There are two pieces of budget information that I want to share with you this week.
The first is about a $10.8 million reduction in administrative costs that will be implemented over the next few months. At the July E-Board meeting we were asked to make these additional reductions in order to avert some of the service reductions that were in June's 9 percent budget reductions.
This $10.8 million cut represents about 6 percent of our remaining non-program related budget and is on top of the 9 percent cuts made in June and those that we have made throughout the past year.
As you know, the vast majority of our budget goes out into the community (about 85 percent). That's to doctors and hospitals through the Oregon Health Plan, to home health care workers, to foster care providers, to nursing homes. This is important to remember because while we are a large agency, a small portion of our budget stays in Salem or is used to cover our administrative costs. The $10.8 million reduction will be significant.
We are meeting this budget cut in three ways: We will be reducing management service staff throughout the agency by another 25 people through layoffs or early retirements over the next few months. We worked hard to keep staff reductions to a minimum. As more details about this become available, I will keep you informed. We will also continue to hold vacancies open, and in fact we have more vacancies than we originally anticipated last June so there are some savings there. And we are further tightening expenditures in service and supplies -- such as further reducing travel and reductions in professional services contracts.
The effect of these cuts, frankly, will be two-fold. First, there will be the human toll for those people who lose their jobs. I know this will bring great difficulty to them and their families. Second, it will be more difficult for us to do our jobs. We are already working with a 5 percent workforce reduction, and this will mean there will be even fewer of us to do the work before us in a time when the need for health and human services has never been greater.

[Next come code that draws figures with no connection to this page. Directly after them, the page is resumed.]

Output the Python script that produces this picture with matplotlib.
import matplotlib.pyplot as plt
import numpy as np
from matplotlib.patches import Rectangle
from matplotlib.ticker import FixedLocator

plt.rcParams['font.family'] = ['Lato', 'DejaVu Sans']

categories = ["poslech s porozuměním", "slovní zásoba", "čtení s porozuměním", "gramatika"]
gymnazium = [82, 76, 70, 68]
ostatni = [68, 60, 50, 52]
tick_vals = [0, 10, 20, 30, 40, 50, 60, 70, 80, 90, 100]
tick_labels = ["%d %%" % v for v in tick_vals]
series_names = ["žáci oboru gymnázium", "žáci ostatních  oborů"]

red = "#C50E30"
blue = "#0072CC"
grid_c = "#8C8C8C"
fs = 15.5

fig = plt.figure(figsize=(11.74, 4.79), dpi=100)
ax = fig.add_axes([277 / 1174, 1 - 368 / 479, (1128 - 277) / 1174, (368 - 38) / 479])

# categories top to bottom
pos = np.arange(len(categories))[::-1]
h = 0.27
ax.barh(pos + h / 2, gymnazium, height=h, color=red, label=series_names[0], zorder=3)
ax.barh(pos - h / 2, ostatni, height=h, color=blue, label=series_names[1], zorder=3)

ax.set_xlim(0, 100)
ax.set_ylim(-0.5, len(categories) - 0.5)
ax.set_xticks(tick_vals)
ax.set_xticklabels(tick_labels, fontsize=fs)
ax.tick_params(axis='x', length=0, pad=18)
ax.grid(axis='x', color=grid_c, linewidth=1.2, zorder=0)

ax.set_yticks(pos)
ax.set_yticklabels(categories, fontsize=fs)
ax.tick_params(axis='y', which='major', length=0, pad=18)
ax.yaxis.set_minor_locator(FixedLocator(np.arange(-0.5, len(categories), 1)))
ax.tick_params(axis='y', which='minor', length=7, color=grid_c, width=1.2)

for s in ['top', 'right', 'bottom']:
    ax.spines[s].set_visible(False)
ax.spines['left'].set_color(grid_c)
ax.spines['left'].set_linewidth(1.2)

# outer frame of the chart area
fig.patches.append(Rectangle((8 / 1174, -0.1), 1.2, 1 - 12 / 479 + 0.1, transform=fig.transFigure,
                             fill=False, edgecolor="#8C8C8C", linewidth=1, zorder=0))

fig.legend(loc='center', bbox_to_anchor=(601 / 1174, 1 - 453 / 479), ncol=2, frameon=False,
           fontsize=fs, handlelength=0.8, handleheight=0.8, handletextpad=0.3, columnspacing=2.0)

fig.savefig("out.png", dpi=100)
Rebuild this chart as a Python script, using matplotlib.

There will be reduced capacity to meet administrative demands, program oversight and compliance. We will have to make some difficult choices about prioritizing our work and focusing on the most mission-critical tasks. And, of course, we will continue with our efforts of continual improvement started with the Transformation Initiative. This will be key to our ability to manage with fewer staff and financial resources.
The other piece of budget news is that this morning the Governor's office released the next round of budget cuts that came after the fall revenue forecast showed an additional $377 million shortfall. DHS's portion of the newest statewide reduction is $104 million.
However, it has been the intent of legislative leadership and the Governor to use the additional federal Medicaid dollars that the U.S. Congress recently approved to mitigate further reductions to our programs.
This will give us and our clients a reprieve. But as you know, given the volatile economy, there is still the possibility of additional budget reductions coming in the future. Yesterday the employment department announced that the unemployment rate remains unchanged at 10.6 percent. The next economic forecast is in November. That will be the starting point for the difficult budget decisions that will have to be made by the new 2011 Legislature that starts in January.
So while it is good news that we have this reprieve, it doesn't make it any easier for clients and staff affected by the earlier budget reductions. I know that the workforce reductions are going to be hard to deal with. It is also difficult to continue living under the specter that things will get worse before they get better. I wish it were otherwise. As always I will continue to keep you informed in a world of continuing and rapid change.